The Small Punch (SP) test serves the screening of mechanical material properties and their degradation in a virtually non-invasive way. It requires robust frameworks for the derivation of mechanical properties and microstructure-mechanical property correlation. The tensile yield stress sigma(y) is commonly associated with an elastic-plastic transition force F-e via sigma(y) = alpha F-e/h(2) with h denoting the SP disc thickness and a dimensionless coefficient alpha considered constant. Here it is shown that alpha cannot be taken as a constant. Instead a new self-consistent data reduction scheme is proposed for the determination of sigma(y) which is based on the curvature of the force-displacement curve rather than a single F-e force level. The scheme derives from finite element simulations of a wide range of strength coefficients C and hardening exponents n of power law flow sigma = C epsilon(n).

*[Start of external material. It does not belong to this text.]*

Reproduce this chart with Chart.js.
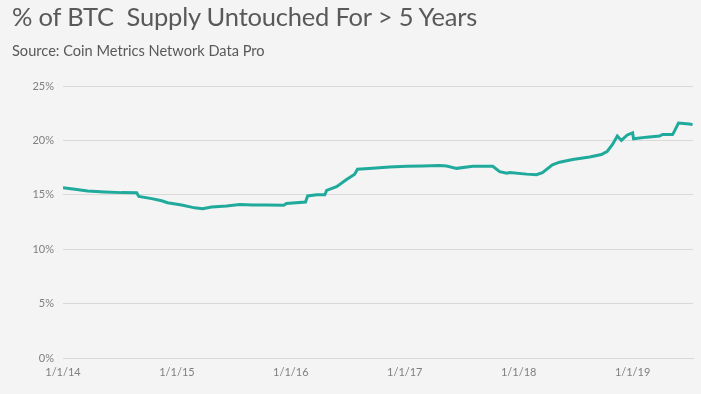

To a good approximation the scheme depends only on the hardening exponent n, which depends on the curvature, whereas C and the elastic modulus barely matter. The method is validated by comparing the yield stress predictions with the actually implemented yield stresses in the simulations, using various types of hardening rules, as well as experimental data. The uncertainty of yield stress determination by SP tests is thereby largely reduced as compared to the traditional scheme.